**THE DATA**
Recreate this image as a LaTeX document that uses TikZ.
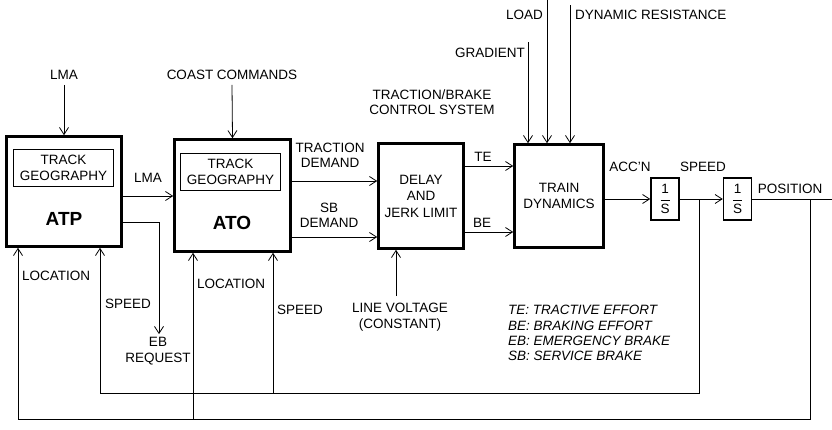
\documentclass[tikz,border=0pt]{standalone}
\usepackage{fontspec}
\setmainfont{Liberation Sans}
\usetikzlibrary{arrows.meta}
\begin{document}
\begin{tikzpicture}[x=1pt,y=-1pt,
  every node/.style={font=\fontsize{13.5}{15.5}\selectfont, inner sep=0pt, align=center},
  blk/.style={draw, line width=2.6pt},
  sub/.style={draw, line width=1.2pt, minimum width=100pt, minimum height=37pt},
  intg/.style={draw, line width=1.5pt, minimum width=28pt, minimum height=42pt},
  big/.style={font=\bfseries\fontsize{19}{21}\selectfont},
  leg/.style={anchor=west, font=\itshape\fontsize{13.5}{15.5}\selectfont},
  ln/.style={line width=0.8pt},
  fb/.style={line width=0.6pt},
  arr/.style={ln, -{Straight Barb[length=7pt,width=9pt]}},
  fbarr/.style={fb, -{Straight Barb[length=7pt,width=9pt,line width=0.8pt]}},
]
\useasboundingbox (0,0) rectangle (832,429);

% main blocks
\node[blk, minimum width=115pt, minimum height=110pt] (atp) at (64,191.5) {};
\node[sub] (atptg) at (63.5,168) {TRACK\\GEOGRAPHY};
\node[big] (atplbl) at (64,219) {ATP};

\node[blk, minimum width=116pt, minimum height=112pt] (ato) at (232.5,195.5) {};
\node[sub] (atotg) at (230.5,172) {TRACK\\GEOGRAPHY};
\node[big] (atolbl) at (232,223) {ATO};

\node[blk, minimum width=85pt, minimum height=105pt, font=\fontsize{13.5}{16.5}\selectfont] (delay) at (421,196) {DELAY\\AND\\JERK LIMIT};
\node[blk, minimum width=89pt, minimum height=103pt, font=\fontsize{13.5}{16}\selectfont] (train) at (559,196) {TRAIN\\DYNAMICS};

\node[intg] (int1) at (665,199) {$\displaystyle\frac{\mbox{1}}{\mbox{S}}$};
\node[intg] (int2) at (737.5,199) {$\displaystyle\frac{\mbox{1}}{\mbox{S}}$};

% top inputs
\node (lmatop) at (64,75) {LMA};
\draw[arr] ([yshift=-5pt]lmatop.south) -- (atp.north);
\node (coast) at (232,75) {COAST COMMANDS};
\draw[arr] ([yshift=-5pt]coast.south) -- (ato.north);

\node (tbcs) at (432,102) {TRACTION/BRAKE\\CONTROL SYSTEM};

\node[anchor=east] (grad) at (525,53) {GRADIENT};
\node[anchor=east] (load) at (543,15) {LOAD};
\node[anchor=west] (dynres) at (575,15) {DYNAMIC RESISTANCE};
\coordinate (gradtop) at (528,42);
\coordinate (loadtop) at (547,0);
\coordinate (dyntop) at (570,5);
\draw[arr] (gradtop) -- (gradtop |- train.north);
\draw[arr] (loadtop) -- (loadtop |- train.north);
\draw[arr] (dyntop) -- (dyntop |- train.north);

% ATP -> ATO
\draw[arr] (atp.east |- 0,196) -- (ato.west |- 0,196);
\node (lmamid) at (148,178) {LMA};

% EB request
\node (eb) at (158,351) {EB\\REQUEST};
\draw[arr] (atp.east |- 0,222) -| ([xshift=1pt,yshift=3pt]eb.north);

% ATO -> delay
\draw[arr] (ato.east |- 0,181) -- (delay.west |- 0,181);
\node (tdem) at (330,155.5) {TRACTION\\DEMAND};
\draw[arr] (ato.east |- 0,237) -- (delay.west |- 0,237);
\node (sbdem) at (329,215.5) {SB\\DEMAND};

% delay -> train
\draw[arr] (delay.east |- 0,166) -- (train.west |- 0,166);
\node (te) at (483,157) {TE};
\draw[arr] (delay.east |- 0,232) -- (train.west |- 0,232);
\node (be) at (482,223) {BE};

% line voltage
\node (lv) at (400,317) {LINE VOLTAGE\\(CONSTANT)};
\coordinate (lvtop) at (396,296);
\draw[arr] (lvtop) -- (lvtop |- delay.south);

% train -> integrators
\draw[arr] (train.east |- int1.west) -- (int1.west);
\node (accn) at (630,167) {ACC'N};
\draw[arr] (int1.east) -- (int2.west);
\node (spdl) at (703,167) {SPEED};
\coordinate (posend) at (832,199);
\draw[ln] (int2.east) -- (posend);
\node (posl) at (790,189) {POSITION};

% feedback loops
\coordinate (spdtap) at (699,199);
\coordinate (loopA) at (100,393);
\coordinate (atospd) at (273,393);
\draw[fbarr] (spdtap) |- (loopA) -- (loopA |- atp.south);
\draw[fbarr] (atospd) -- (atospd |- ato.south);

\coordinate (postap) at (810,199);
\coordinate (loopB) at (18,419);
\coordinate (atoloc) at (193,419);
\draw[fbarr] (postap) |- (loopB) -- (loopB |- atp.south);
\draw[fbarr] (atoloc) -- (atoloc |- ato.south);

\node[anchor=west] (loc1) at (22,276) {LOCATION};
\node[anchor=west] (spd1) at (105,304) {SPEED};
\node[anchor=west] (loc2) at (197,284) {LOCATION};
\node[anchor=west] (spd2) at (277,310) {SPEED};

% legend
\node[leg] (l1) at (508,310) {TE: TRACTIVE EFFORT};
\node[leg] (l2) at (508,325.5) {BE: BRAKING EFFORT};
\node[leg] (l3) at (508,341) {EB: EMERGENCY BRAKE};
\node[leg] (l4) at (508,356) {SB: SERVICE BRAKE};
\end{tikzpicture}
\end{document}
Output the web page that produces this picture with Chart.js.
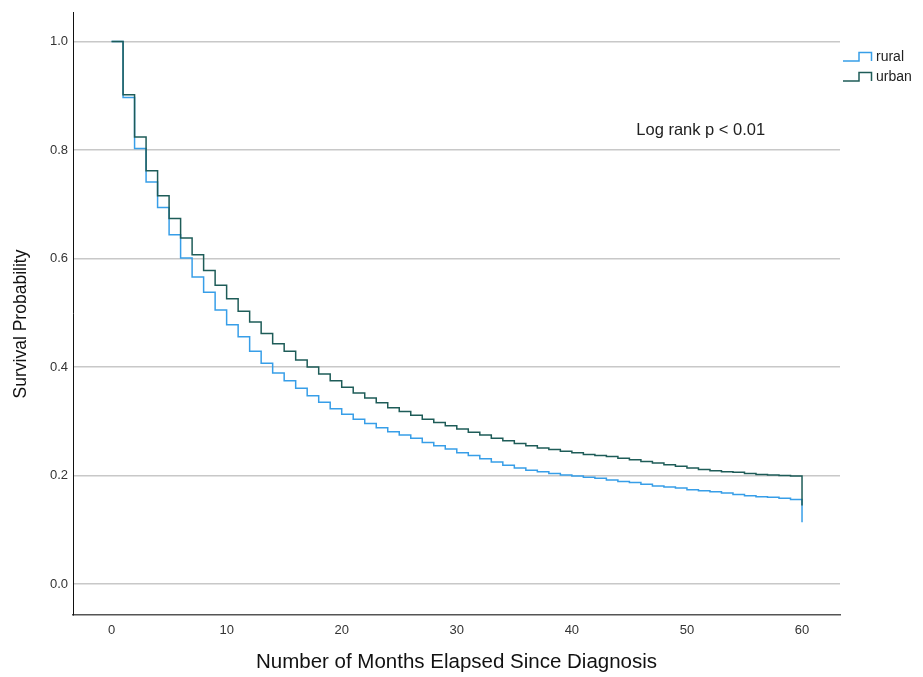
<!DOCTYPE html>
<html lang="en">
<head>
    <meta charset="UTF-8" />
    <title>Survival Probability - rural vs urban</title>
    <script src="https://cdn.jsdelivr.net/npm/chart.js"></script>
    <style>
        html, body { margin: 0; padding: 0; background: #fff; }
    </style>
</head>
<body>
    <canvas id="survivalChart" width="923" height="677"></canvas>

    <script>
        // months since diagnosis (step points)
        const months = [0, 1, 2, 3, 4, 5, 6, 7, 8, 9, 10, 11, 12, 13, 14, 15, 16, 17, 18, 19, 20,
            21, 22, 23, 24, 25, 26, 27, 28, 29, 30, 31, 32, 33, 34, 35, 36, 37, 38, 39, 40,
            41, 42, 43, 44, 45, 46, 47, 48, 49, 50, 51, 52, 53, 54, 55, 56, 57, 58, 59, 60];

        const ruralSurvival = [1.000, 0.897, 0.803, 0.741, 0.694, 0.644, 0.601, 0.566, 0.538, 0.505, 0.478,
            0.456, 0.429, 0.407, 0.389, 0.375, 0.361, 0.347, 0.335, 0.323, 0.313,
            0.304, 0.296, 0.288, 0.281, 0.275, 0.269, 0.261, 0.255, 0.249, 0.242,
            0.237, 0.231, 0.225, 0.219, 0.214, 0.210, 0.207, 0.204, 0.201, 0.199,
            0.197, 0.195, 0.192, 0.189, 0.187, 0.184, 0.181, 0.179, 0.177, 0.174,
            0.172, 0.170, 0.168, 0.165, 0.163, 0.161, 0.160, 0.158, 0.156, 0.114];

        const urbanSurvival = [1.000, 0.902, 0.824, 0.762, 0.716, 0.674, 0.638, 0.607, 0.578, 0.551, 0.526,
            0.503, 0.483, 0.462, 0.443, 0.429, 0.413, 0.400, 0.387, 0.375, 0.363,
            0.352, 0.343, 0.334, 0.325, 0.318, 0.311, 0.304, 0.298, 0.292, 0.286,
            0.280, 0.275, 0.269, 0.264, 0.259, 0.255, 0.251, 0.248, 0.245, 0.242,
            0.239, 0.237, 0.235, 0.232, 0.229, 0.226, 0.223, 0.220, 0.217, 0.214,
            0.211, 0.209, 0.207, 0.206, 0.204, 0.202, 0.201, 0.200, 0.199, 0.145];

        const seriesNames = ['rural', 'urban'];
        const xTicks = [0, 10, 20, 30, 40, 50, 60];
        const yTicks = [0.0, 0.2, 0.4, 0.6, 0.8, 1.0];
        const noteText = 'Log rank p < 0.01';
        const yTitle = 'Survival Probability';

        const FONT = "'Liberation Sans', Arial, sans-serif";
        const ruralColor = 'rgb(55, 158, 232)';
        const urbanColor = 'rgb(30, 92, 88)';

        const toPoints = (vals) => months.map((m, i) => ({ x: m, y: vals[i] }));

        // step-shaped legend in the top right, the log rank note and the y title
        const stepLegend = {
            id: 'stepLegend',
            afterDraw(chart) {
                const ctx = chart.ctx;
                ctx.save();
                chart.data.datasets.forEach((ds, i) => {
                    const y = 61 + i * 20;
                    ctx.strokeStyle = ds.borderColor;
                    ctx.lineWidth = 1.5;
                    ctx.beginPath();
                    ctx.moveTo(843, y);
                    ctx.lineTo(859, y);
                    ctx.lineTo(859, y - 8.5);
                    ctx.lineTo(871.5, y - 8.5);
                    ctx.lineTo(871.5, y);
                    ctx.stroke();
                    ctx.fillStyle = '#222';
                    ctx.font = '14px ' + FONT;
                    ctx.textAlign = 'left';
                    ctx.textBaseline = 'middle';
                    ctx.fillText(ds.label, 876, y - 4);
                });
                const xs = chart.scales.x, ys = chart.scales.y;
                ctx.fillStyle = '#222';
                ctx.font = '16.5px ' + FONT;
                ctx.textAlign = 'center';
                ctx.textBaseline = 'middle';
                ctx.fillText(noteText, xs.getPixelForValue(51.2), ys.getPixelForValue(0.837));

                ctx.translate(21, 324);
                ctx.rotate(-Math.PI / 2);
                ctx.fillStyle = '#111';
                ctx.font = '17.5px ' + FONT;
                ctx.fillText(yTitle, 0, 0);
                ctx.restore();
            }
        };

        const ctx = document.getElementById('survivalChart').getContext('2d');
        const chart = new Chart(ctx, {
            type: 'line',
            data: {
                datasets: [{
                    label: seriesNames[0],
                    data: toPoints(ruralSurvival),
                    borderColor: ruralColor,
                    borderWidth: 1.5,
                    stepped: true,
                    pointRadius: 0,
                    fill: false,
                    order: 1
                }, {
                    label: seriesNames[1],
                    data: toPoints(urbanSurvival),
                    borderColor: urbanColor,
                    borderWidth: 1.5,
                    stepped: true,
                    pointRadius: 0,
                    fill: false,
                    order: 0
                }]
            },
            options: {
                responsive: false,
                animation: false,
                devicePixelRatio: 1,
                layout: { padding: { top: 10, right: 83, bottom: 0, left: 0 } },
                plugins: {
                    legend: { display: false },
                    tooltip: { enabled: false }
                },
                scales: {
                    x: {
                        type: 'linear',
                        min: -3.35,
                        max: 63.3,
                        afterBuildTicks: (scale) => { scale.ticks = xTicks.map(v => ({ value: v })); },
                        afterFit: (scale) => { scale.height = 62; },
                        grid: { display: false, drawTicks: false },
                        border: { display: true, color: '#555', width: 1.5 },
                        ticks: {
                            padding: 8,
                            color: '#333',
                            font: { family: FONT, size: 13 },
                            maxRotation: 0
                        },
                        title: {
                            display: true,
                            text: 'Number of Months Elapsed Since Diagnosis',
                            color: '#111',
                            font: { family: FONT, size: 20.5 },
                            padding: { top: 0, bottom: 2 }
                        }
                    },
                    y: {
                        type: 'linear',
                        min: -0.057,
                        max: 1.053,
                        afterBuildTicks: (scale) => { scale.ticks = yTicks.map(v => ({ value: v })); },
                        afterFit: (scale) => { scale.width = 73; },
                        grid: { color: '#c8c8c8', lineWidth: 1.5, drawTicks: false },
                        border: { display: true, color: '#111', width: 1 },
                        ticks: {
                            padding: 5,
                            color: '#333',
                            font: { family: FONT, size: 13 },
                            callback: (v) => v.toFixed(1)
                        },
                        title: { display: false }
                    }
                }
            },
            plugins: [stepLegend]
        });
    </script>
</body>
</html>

**CHALLENGE**
Starting at the top of the listing above, please restate word for word each line up to and including the one that holds "(atplbl) at (64,219)", omitting every image.

**EXPECTED ANSWER**
Recreate this image as a LaTeX document that uses TikZ.
\documentclass[tikz,border=0pt]{standalone}
\usepackage{fontspec}
\setmainfont{Liberation Sans}
\usetikzlibrary{arrows.meta}
\begin{document}
\begin{tikzpicture}[x=1pt,y=-1pt,
  every node/.style={font=\fontsize{13.5}{15.5}\selectfont, inner sep=0pt, align=center},
  blk/.style={draw, line width=2.6pt},
  sub/.style={draw, line width=1.2pt, minimum width=100pt, minimum height=37pt},
  intg/.style={draw, line width=1.5pt, minimum width=28pt, minimum height=42pt},
  big/.style={font=\bfseries\fontsize{19}{21}\selectfont},
  leg/.style={anchor=west, font=\itshape\fontsize{13.5}{15.5}\selectfont},
  ln/.style={line width=0.8pt},
  fb/.style={line width=0.6pt},
  arr/.style={ln, -{Straight Barb[length=7pt,width=9pt]}},
  fbarr/.style={fb, -{Straight Barb[length=7pt,width=9pt,line width=0.8pt]}},
]
\useasboundingbox (0,0) rectangle (832,429);

% main blocks
\node[blk, minimum width=115pt, minimum height=110pt] (atp) at (64,191.5) {};
\node[sub] (atptg) at (63.5,168) {TRACK\\GEOGRAPHY};
\node[big] (atplbl) at (64,219) {ATP};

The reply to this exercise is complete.